Up in the air After the transfer of tickets and buckling of seat belts, the middle propeller, left propeller and finally right propeller whirl into frenzy, eventually providing passengers about a 15-minute flight that features area points of interest.

Doug Conciatu, the second touring pilot, said photos and videos are highly encouraged.

“The smile on your face will be larger when you exit the plane than when you entered it,” he said.

Conciatu, who has toured with the Tri-Motor twice, said he first began learning to fly in high school.

Flying at an altitude of about 1,000 feet with a speed nearing 90 mph, the “Tin Goose,” made of corrugated aluminum, has an intriguing past that involves more than passenger tours.

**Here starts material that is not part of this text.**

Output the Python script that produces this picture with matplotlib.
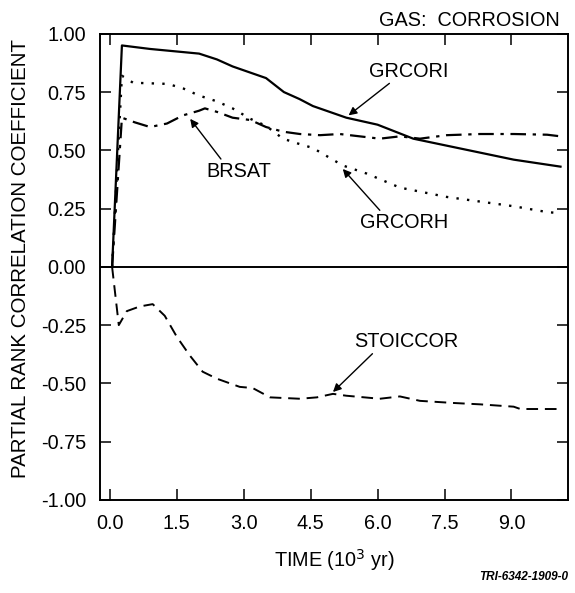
import matplotlib.pyplot as plt

plt.rcParams['font.family'] = ['Liberation Sans', 'DejaVu Sans']

# time in 10^3 yr
t_grcori = [0.05, 0.27, 0.9, 2.0, 2.4, 2.75, 3.5, 3.9, 4.25, 4.55, 5.3, 6.0, 6.8, 7.55, 8.3, 9.05, 10.1]
grcori = [0.0, 0.95, 0.935, 0.915, 0.89, 0.86, 0.81, 0.75, 0.72, 0.69, 0.64, 0.61, 0.55, 0.52, 0.49, 0.46, 0.43]

t_grcorh = [0.05, 0.27, 0.52, 1.3, 1.65, 2.0, 2.4, 2.75, 3.15, 3.5, 3.88, 4.2, 4.55, 5.22, 5.76, 6.5, 7.55, 8.3, 9.05, 9.8, 10.1]
grcorh = [0.0, 0.82, 0.79, 0.785, 0.765, 0.735, 0.71, 0.68, 0.635, 0.605, 0.55, 0.53, 0.51, 0.435, 0.40, 0.34, 0.30, 0.28, 0.26, 0.235, 0.23]

t_brsat = [0.05, 0.27, 0.56, 0.9, 1.28, 1.64, 2.0, 2.13, 2.4, 2.75, 3.15, 3.5, 3.88, 4.26, 4.71, 5.15, 5.6, 6.05, 6.5, 6.95, 7.55, 8.3, 9.05, 9.8, 10.1]
brsat = [0.0, 0.64, 0.62, 0.60, 0.615, 0.65, 0.67, 0.68, 0.665, 0.64, 0.63, 0.60, 0.58, 0.57, 0.565, 0.57, 0.56, 0.55, 0.56, 0.55, 0.565, 0.57, 0.57, 0.567, 0.56]

t_stoiccor = [0.05, 0.2, 0.38, 0.67, 0.96, 1.23, 1.5, 1.79, 2.08, 2.4, 2.91, 3.2, 3.59, 4.26, 4.64, 5.0, 5.3, 6.05, 6.5, 6.95, 7.69, 8.3, 9.05, 9.2, 10.1]
stoiccor = [0.0, -0.25, -0.19, -0.17, -0.16, -0.21, -0.30, -0.38, -0.45, -0.48, -0.515, -0.52, -0.56, -0.566, -0.56, -0.545, -0.553, -0.566, -0.556, -0.575, -0.584, -0.59, -0.60, -0.61, -0.61]

xticks = [0.0, 1.5, 3.0, 4.5, 6.0, 7.5, 9.0]
yticks = [1.0, 0.75, 0.5, 0.25, 0.0, -0.25, -0.5, -0.75, -1.0]

fs = 14.3

fig = plt.figure(figsize=(5.75, 5.93), dpi=100)
ax = fig.add_axes([0.174, 0.157, 0.814, 0.786])

ax.plot(t_grcori, grcori, color='black', lw=1.6, linestyle='-')
ax.plot(t_grcorh, grcorh, color='black', lw=1.7, linestyle=(0, (1, 3.5)))
ax.plot(t_brsat, brsat, color='black', lw=1.6, linestyle=(0, (7, 3, 1.5, 3)))
ax.plot(t_stoiccor, stoiccor, color='black', lw=1.4, linestyle=(0, (6, 3.5)))
ax.axhline(0, color='black', lw=1.4)

arrow = dict(arrowstyle='-|>', color='black', lw=1.0, mutation_scale=12, shrinkA=0, shrinkB=0)
ax.annotate('GRCORI', xy=(5.35, 0.65), xytext=(6.7, 0.84), ha='center', va='center',
            fontsize=fs, arrowprops=dict(arrow, relpos=(0.3, 0.0)))
ax.annotate('GRCORH', xy=(5.22, 0.42), xytext=(6.6, 0.19), ha='center', va='center',
            fontsize=fs, arrowprops=dict(arrow, relpos=(0.25, 1.0)))
ax.annotate('BRSAT', xy=(1.8, 0.635), xytext=(2.9, 0.41), ha='center', va='center',
            fontsize=fs, arrowprops=dict(arrow, relpos=(0.25, 1.0)))
ax.annotate('STOICCOR', xy=(5.0, -0.537), xytext=(6.65, -0.32), ha='center', va='center',
            fontsize=fs, arrowprops=dict(arrow, relpos=(0.2, 0.0)))

ax.set_xlim(-0.22, 10.27)
ax.set_ylim(-1.0, 1.0)
ax.set_xticks(xticks)
ax.set_xticklabels([f'{v:.1f}' for v in xticks])
ax.set_yticks(yticks)
ax.set_yticklabels([f'{v:.2f}' for v in yticks])
ax.tick_params(direction='in', length=8, width=1.1, labelsize=fs,
               top=True, right=True)
ax.tick_params(axis='x', pad=10)
ax.tick_params(axis='y', pad=10)
for s in ax.spines.values():
    s.set_linewidth(1.4)

ax.set_xlabel('TIME (10$^3$ yr)', fontsize=fs, labelpad=10)
ax.set_ylabel('PARTIAL RANK CORRELATION COEFFICIENT', fontsize=14.8)
ax.yaxis.set_label_coords(-0.15, 0.517)

fig.text(0.974, 0.956, 'GAS:  CORROSION', ha='right', va='baseline', fontsize=fs)
fig.text(0.988, 0.017, 'TRI-6342-1909-0', ha='right', va='bottom',
         fontsize=8.5, fontweight='bold', fontstyle='italic')

fig.savefig('out.png', dpi=100)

According to an EAA release, the historic plane was first built in the late 1920s, where it debuted as the industry’s first commercial passenger airliner. It then transitioned into a variety of other services, with roles as a Cuban airliner, barnstorming, transporting smoke jumpers during wildfires and crop dusting.

With an extensive background, the plane was nearly destroyed during a thunderstorm in 1973. The remains of the aircraft were purchased by the EAA, where it underwent a major restoration for 12 years.

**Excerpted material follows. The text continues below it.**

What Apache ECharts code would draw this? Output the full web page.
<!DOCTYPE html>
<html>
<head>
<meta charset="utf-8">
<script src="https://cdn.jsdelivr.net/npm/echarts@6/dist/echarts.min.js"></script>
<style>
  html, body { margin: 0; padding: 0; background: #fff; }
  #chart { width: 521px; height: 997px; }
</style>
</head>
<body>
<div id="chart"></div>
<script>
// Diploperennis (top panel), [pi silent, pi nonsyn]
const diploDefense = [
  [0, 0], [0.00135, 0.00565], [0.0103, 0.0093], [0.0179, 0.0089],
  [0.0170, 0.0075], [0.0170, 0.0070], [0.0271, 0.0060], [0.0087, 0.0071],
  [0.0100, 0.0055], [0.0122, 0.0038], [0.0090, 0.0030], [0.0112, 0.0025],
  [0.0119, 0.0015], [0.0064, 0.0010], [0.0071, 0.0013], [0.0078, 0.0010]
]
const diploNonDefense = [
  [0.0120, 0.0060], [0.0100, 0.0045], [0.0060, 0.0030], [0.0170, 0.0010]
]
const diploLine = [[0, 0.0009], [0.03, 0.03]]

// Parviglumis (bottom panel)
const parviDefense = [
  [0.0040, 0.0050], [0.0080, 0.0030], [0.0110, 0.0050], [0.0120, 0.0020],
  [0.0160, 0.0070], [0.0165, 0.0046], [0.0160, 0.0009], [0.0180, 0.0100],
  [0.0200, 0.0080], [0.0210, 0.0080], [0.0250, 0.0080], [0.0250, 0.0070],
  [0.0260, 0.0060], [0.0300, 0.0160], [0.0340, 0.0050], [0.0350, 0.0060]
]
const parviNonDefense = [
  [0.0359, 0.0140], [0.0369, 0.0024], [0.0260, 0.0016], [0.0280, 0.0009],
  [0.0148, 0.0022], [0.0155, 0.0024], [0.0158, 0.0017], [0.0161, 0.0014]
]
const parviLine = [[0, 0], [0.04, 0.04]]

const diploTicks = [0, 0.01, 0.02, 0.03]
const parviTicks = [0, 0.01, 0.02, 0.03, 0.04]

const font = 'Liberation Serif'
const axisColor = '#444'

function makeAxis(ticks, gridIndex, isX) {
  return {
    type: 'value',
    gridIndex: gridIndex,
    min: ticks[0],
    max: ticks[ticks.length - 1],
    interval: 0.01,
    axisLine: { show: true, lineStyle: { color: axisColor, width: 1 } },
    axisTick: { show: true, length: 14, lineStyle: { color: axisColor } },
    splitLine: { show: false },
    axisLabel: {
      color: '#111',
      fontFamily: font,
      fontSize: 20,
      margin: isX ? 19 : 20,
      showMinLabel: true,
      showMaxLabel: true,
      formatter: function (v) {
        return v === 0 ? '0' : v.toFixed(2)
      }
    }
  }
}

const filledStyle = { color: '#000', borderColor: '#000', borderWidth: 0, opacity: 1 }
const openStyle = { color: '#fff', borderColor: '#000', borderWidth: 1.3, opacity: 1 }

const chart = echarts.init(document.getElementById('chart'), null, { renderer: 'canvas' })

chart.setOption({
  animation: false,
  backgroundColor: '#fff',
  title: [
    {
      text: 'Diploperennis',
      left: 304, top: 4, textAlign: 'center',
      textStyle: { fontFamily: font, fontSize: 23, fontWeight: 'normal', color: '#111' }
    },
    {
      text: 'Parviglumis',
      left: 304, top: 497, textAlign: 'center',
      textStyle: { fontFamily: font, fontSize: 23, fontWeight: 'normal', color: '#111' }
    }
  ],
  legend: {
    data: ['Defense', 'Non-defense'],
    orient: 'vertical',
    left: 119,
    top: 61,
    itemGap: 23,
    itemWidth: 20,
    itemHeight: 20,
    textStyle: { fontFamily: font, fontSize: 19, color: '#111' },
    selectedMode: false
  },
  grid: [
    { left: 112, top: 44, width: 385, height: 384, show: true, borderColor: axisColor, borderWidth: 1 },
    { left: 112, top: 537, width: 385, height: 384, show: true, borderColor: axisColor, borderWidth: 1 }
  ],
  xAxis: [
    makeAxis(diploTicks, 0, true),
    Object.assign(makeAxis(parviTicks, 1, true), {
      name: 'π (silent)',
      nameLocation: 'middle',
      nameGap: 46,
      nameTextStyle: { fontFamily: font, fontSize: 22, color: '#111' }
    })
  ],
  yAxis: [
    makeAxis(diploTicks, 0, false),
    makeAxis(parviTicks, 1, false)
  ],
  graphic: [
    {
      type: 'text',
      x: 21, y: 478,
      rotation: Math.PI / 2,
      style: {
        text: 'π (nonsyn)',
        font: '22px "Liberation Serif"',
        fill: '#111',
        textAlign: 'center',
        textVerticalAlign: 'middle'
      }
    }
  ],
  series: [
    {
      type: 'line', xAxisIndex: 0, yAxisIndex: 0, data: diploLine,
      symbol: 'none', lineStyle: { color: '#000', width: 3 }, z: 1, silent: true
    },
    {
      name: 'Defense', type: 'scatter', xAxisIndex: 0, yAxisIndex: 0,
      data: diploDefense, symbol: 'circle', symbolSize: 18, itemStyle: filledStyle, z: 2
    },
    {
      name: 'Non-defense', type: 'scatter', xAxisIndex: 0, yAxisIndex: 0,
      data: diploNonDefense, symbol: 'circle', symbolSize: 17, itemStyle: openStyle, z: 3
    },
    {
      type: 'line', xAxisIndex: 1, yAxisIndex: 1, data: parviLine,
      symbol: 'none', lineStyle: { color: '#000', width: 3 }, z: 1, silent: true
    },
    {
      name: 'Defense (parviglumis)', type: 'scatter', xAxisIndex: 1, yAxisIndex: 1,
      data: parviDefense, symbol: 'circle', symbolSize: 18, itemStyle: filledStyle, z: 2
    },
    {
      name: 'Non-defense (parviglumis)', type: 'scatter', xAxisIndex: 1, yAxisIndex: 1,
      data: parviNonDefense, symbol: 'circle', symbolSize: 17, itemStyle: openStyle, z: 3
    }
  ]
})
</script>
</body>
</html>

“Technology has resurrected a lot of things, and this is (the Tri-Motor) is one of them,” Conciatu said.

When not touring the country in the spring, summer and fall months, the “Tin Goose” is hangared at the EAA Museum in Wisconsin.

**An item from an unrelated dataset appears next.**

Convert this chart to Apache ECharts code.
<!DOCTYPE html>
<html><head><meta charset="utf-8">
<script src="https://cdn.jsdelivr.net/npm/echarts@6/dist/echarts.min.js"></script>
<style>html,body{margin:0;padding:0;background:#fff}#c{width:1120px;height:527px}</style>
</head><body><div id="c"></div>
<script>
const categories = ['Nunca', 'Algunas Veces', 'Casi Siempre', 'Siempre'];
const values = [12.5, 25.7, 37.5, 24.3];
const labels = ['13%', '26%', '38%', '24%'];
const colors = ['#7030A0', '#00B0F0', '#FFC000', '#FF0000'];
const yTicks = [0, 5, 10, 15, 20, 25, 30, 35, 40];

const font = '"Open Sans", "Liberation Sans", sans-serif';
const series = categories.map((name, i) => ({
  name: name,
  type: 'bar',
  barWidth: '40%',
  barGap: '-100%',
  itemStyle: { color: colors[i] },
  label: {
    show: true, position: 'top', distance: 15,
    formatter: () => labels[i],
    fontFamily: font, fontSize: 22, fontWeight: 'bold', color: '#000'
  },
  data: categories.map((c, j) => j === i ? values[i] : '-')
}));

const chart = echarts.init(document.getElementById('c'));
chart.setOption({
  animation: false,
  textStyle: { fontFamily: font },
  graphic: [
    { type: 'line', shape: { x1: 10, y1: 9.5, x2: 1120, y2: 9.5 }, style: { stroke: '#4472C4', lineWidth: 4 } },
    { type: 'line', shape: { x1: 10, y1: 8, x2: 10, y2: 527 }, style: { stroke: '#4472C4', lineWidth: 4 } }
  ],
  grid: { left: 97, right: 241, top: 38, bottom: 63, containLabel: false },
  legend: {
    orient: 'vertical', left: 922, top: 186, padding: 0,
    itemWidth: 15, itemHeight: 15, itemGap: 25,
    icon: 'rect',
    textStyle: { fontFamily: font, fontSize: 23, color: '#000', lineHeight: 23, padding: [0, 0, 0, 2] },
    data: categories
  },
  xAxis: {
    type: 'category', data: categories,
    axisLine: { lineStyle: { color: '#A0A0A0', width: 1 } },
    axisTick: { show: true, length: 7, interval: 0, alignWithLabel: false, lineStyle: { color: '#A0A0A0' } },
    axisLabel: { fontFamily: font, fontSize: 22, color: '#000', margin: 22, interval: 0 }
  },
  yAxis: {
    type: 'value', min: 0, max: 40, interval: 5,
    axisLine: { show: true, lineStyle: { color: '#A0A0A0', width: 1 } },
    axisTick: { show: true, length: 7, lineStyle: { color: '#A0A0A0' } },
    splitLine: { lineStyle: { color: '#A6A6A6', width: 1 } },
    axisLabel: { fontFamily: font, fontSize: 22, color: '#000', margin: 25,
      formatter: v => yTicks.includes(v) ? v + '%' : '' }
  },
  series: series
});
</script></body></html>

Piloting commercial jets internationally, Maxfield, who has made three stops with the aircraft, said his experiences with the “Tin Goose” have differed from other planes in his career.

“Flying the old plane is so different than what I normally do,” he said. “Every day flying this (pointing to the Tri-Motor) is just so different.”

Brian Shaw, president of the local EAA 1397 chapter, said the 1920’s-era commercial airliner is one way to get the public more interested in aeronautics, and a small step toward resurrecting a Bemidji air show.

“This is our test run at what it’d be like to get one going again,” said Shaw, who added the last local air show was in 1992.

Shaw said other events planned Thursday by the Bemidji EAA chapter to raise interest in flight include tours of a North American B-25 Mitchell and four World War II airplanes, provided by the Commemorative Air Force in St. Paul.

Free tours of the Bemidji Regional Airport and Bemidji Aviation also will be provided. Food and beverages will be provided by Marketplace Foods. All activities will take place from 9 p.m. to 5 p.m.

Shaw said he hopes the sound of airplanes overhead will draw people from other festivities throughout town on the Fourth of July.

“This is all to get an interest in aviation back in Bemidji,” he said.